The markets are bright with the color of fresh fruit like bananas, mangos and tangerines and the native dress of the Quechua, who make up about 70 percent of the population. Both men and women wear hats, and the hats are distinctive for each province, McDowell said.
The area is also known for its Carnival masks — Guaranda hosts the largest pre-Lenten Carnival in Ecuador — and the white liquor Pajaro Azul.
Theresa McGarry, also a Sister Cities member and a linguist at ETSU, taught English at the State of Bolivar University in Guaranda for several weeks in 2006. She is just one of several educators who have benefited from the exchange between State of Bolivar University and ETSU. Currently Dr. Jerome Mwyinyelle of ETSU is teaching in Guaranda.
“Quillen School of Medicine has sent medical students and nursing students to the field clinics and to State of Bolivar University,” McDowell said. There they are able to study and treat diseases they wouldn’t normally encounter in the United States.
Though Guaranda’s average income is lower than Johnson City’s, McDowell said Guarandans do not lack the basics.
“The State of Bolivar is among the poorest states of Ecuador,” he said. “But I think there’s a good level of basic provision for people. It’s a country where the people have good health care and good diets in general. There’s a national health care system there.”
In Ecuador, the price of gas, bread, rice and bus travel are all subsidized. “The price of gas is fixed at a certain price,” McDowell said. “Rolls are always 10 cents across Ecuador.” Bus travel is inexpensive, and the bus transit system is extensive.
More than 10 years ago, Ecuador adopted the American dollar as its national currency, sparing visitors from Johnson City confusing currency conversions.
Meals are hearty in Guaranda with a soup course at lunch and dinner. Because of the high elevation, farmers grow a maize, potatoes, cabbage and wheat. Guinea pigs, called cuy, are roasted on a stick. “Cuy is considered a celebration food,” McDowell said.
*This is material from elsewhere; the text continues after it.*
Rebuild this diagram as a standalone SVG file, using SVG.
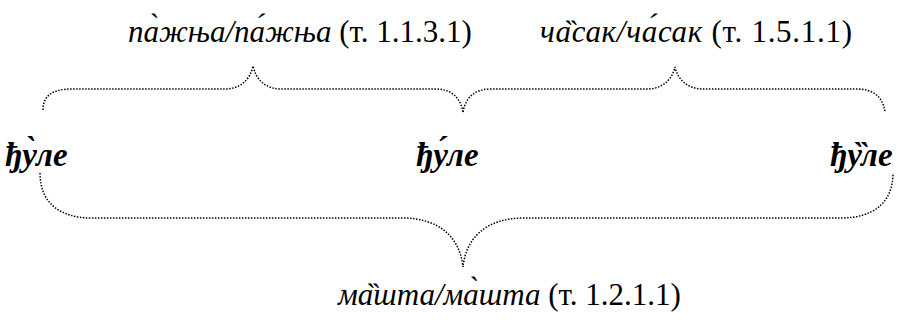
<svg xmlns="http://www.w3.org/2000/svg" width="899" height="322" viewBox="0 0 899 322">
<style>
text{fill:#000;font-family:"Liberation Serif","Times New Roman",serif}
.lab{font-size:31px}
.it{font-style:italic}
.w{font-size:33px;font-style:italic;font-weight:bold}
.br{fill:none;stroke:#000;stroke-width:1.5;stroke-dasharray:1.5 1.5}
</style>
<rect width="899" height="322" fill="#fff"/>
<g id="connectors">
<path class="br" d="M43,110 C43,96 52,89 72,89 L225,89 C240,89 250,80 253,66 C256,80 266,89 281,89 L435,89 C450,89 460,96 463,112"/>
<path class="br" d="M463,112 C466,96 476,89 491,89 L647,89 C662,89 672,80 675,67 C678,80 688,89 703,89 L857,89 C872,89 883,96 885,112"/>
<path class="br" d="M40,173 C40,203 60,218 92,218 L402,218 C440,218 460,238 463,267 C466,238 486,218 524,218 L841,218 C873,218 893,203 893,173"/>
</g>
<g id="label-pazhnja"><text class="lab" x="128" y="42"><tspan class="it">па̀жња/па́жња</tspan> (т. 1.1.3.1)</text></g>
<g id="label-chasak"><text class="lab" x="540" y="42" textLength="312" lengthAdjust="spacing"><tspan class="it">ча̏сак/ча́сак</tspan> (т. 1.5.1.1)</text></g>
<g id="word-left"><text class="w" x="5" y="166">ђу̀ле</text></g>
<g id="word-mid"><text class="w" x="416" y="166">ђу́ле</text></g>
<g id="word-right"><text class="w" x="830" y="166">ђу̏ле</text></g>
<g id="label-mashta"><text class="lab" x="338" y="305"><tspan class="it">ма̏шта/ма̀шта</tspan> (т. 1.2.1.1)</text></g>
</svg>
The town itself is named after a Quechua warrior named Guaranga, who turned back the Spanish conquistadors when they first made their way into Ecuador.
“The Spanish came back some years later with much greater force and overwhelmed Guaranga, but he has been the hero the town identifies with,” McDowell said, adding the town has erected a statue honoring Guaranga.
On most days, snow-capped Chimborazo, the highest mountain in Ecuador and the second highest mountain in South America, can be seen from Guaranda, which is 30 miles from the foot of the mountain. At 20,800 feet, Chimborazo is far higher than Mount Mitchell, the highest point in the eastern United States at 6,684 feet, and the air in Guaranda more rarefied.
In Ecuador, McDowell, said, everyone has a cell phone and Internet is widely available in Internet shops, so Guarandans are connected to the wider world not only through their exchanges with Johnson City but also through technology.
“Over the years, the Sister Cities program has sustained activity with Guaranda more and longer than any other Sister City,” McDowell said. “It has been passed along like a relay baton among groups and people throughout the years.”
The relationship was formed to promote friendship and understanding, but it has proved to be much more, enriching the lives and cultures of both towns for nearly 50 years.